_INFORMATION SUPPLIED_:
---

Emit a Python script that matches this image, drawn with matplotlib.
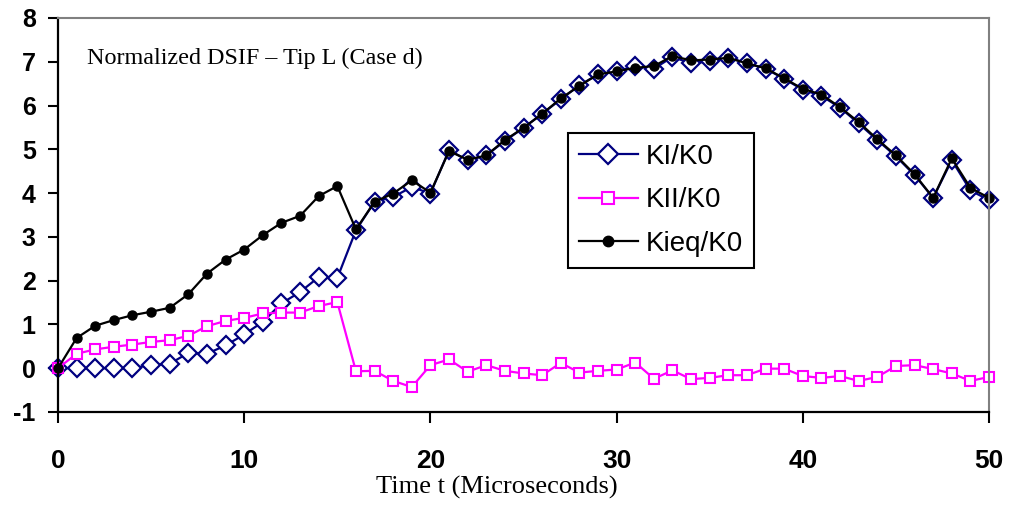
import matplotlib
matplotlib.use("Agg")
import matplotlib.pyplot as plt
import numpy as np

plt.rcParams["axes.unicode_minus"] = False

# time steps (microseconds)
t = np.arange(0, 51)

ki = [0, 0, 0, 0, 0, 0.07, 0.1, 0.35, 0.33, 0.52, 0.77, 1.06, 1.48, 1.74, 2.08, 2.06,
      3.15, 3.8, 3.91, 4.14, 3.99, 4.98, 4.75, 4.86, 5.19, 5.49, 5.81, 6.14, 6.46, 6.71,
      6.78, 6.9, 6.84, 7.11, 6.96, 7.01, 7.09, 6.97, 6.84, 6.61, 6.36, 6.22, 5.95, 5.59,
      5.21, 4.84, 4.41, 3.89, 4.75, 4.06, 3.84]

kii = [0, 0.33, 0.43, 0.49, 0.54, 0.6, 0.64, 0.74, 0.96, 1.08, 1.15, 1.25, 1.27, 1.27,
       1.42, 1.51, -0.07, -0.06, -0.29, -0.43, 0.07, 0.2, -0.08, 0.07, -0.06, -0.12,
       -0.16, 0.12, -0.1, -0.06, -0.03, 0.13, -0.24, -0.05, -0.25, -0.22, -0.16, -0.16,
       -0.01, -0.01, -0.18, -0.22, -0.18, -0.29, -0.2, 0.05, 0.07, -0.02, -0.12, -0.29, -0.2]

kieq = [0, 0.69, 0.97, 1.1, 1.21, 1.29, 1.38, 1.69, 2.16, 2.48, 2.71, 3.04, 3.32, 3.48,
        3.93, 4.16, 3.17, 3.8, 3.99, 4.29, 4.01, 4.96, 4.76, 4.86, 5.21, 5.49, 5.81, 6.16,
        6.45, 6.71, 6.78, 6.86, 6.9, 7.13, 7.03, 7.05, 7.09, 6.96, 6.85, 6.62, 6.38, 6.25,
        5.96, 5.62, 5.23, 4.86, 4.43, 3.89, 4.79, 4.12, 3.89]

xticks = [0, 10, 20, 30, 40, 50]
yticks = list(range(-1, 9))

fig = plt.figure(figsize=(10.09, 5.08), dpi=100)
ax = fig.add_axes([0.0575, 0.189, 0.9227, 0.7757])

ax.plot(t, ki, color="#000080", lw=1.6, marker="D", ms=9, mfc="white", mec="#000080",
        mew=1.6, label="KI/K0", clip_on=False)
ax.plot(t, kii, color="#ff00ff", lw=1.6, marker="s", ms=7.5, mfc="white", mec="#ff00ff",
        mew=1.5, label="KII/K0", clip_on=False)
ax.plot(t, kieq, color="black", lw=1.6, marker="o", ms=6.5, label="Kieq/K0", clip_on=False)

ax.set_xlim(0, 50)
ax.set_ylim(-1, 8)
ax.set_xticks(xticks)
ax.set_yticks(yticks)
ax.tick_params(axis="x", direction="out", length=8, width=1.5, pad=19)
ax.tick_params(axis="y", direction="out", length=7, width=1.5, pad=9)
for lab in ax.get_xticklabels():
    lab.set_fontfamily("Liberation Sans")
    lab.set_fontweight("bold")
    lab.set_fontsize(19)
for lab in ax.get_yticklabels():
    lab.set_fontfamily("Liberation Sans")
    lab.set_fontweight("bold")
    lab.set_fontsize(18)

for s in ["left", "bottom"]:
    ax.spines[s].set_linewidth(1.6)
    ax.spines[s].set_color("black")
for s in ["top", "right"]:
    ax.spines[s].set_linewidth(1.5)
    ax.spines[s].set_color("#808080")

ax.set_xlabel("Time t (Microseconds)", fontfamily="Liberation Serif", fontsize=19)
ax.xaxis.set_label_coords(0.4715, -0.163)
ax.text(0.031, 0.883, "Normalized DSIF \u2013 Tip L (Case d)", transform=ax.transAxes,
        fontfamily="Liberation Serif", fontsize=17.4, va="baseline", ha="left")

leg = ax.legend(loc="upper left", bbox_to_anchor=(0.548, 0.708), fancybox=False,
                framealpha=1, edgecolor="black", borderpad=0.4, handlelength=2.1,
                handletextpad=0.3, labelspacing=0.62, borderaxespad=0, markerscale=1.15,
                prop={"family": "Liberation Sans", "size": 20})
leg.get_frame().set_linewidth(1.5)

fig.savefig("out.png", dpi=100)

---

_THE REQUEST_:
Leave out the pictures and reproduce the rest of the listing exactly.

_WRITTEN REPLY_:
Emit a Python script that matches this image, drawn with matplotlib.
import matplotlib
matplotlib.use("Agg")
import matplotlib.pyplot as plt
import numpy as np

plt.rcParams["axes.unicode_minus"] = False

# time steps (microseconds)
t = np.arange(0, 51)

ki = [0, 0, 0, 0, 0, 0.07, 0.1, 0.35, 0.33, 0.52, 0.77, 1.06, 1.48, 1.74, 2.08, 2.06,
      3.15, 3.8, 3.91, 4.14, 3.99, 4.98, 4.75, 4.86, 5.19, 5.49, 5.81, 6.14, 6.46, 6.71,
      6.78, 6.9, 6.84, 7.11, 6.96, 7.01, 7.09, 6.97, 6.84, 6.61, 6.36, 6.22, 5.95, 5.59,
      5.21, 4.84, 4.41, 3.89, 4.75, 4.06, 3.84]

kii = [0, 0.33, 0.43, 0.49, 0.54, 0.6, 0.64, 0.74, 0.96, 1.08, 1.15, 1.25, 1.27, 1.27,
       1.42, 1.51, -0.07, -0.06, -0.29, -0.43, 0.07, 0.2, -0.08, 0.07, -0.06, -0.12,
       -0.16, 0.12, -0.1, -0.06, -0.03, 0.13, -0.24, -0.05, -0.25, -0.22, -0.16, -0.16,
       -0.01, -0.01, -0.18, -0.22, -0.18, -0.29, -0.2, 0.05, 0.07, -0.02, -0.12, -0.29, -0.2]

kieq = [0, 0.69, 0.97, 1.1, 1.21, 1.29, 1.38, 1.69, 2.16, 2.48, 2.71, 3.04, 3.32, 3.48,
        3.93, 4.16, 3.17, 3.8, 3.99, 4.29, 4.01, 4.96, 4.76, 4.86, 5.21, 5.49, 5.81, 6.16,
        6.45, 6.71, 6.78, 6.86, 6.9, 7.13, 7.03, 7.05, 7.09, 6.96, 6.85, 6.62, 6.38, 6.25,
        5.96, 5.62, 5.23, 4.86, 4.43, 3.89, 4.79, 4.12, 3.89]

xticks = [0, 10, 20, 30, 40, 50]
yticks = list(range(-1, 9))

fig = plt.figure(figsize=(10.09, 5.08), dpi=100)
ax = fig.add_axes([0.0575, 0.189, 0.9227, 0.7757])

ax.plot(t, ki, color="#000080", lw=1.6, marker="D", ms=9, mfc="white", mec="#000080",
        mew=1.6, label="KI/K0", clip_on=False)
ax.plot(t, kii, color="#ff00ff", lw=1.6, marker="s", ms=7.5, mfc="white", mec="#ff00ff",
        mew=1.5, label="KII/K0", clip_on=False)
ax.plot(t, kieq, color="black", lw=1.6, marker="o", ms=6.5, label="Kieq/K0", clip_on=False)

ax.set_xlim(0, 50)
ax.set_ylim(-1, 8)
ax.set_xticks(xticks)
ax.set_yticks(yticks)
ax.tick_params(axis="x", direction="out", length=8, width=1.5, pad=19)
ax.tick_params(axis="y", direction="out", length=7, width=1.5, pad=9)
for lab in ax.get_xticklabels():
    lab.set_fontfamily("Liberation Sans")
    lab.set_fontweight("bold")
    lab.set_fontsize(19)
for lab in ax.get_yticklabels():
    lab.set_fontfamily("Liberation Sans")
    lab.set_fontweight("bold")
    lab.set_fontsize(18)

for s in ["left", "bottom"]:
    ax.spines[s].set_linewidth(1.6)
    ax.spines[s].set_color("black")
for s in ["top", "right"]:
    ax.spines[s].set_linewidth(1.5)
    ax.spines[s].set_color("#808080")

ax.set_xlabel("Time t (Microseconds)", fontfamily="Liberation Serif", fontsize=19)
ax.xaxis.set_label_coords(0.4715, -0.163)
ax.text(0.031, 0.883, "Normalized DSIF \u2013 Tip L (Case d)", transform=ax.transAxes,
        fontfamily="Liberation Serif", fontsize=17.4, va="baseline", ha="left")

leg = ax.legend(loc="upper left", bbox_to_anchor=(0.548, 0.708), fancybox=False,
                framealpha=1, edgecolor="black", borderpad=0.4, handlelength=2.1,
                handletextpad=0.3, labelspacing=0.62, borderaxespad=0, markerscale=1.15,
                prop={"family": "Liberation Sans", "size": 20})
leg.get_frame().set_linewidth(1.5)

fig.savefig("out.png", dpi=100)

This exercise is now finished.